# C# und VB.NET Beispiele zum lesen von Werten aus S7 mit DotNetSiemensPlcToolBoxLib



## Jochen Kühner (17 Mai 2013)

Da Ich des öfteren immer mal wieder danach gefragt werde hab mal 2 einfache Beispiele erstellt wie man mit meiner Bibliothek Werte aus einer S7 liest und die Verbindungen konfiguriert!

Das eine ist in VB.NET das andere in C#!


----------



## JohnCarnage (23 Mai 2013)

Ich benutzte noch Dein S7 Codeplex Socket Verbindungsklasse. Basiert die eigentlich auf libnodave?

Gruß John


----------



## Jochen Kühner (23 Mai 2013)

JohnCarnage schrieb:


> Ich benutzte noch Dein S7 Codeplex Socket Verbindungsklasse. Basiert die eigentlich auf libnodave?
> 
> Gruß John



Du meinst meine TCPFunctionsAsync ? Ne die hat nichts mit LibNoDave zu tun!


----------



## JohnCarnage (23 Mai 2013)

Was ist eigentlich der Vorteil von libnodave (außer mpi/dp, steuern der Cpu)? Ist libnodave eigentlich performanter als Tcp?
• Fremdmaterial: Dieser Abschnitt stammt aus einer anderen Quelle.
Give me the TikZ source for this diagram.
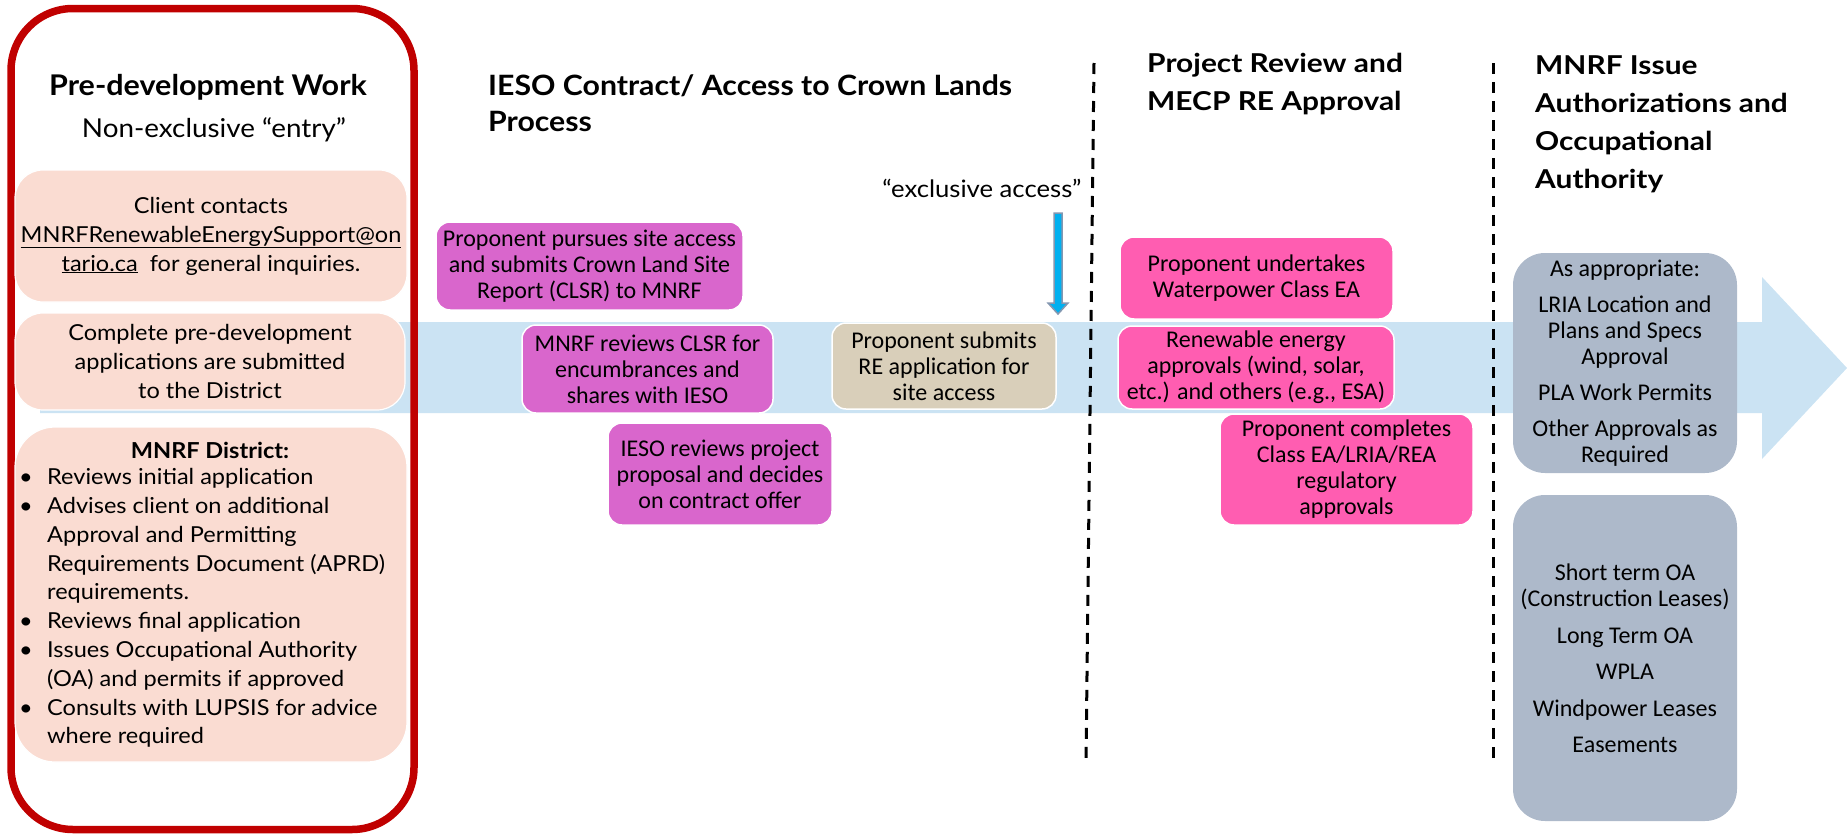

Und ein Dankeschön für beide Projekte an dieser Stelle!


----------



## Jochen Kühner (23 Mai 2013)

libnodave wird benutzt um direkt auf DB's, EA's etc zuzugreifen, d.h. Ich brauche auf der CPU nichts zu Programmieren um Daten auslesen zu können! Auch kann Ich damit Bausteine (DB, OB, FB,...) auslesen und übertragen. Desweiteren kann man z.B. noch die CPU Starten/Stoppen, die Uhrzeit stellen, SZL's auslesen...


----------



## bktsiwy (27 Mai 2013)

Hallo,
danke für das Programm Beispiel. Ich bin im moment an einem Projekt für meine Schule. Das Auslesen von Merkern klappt ja gut. Aber ich möchte auch gerne Merker setzten. Aber auch in DB´s schreiben ,auslesen. Aber wo finde ich die richtigen Befehle.


----------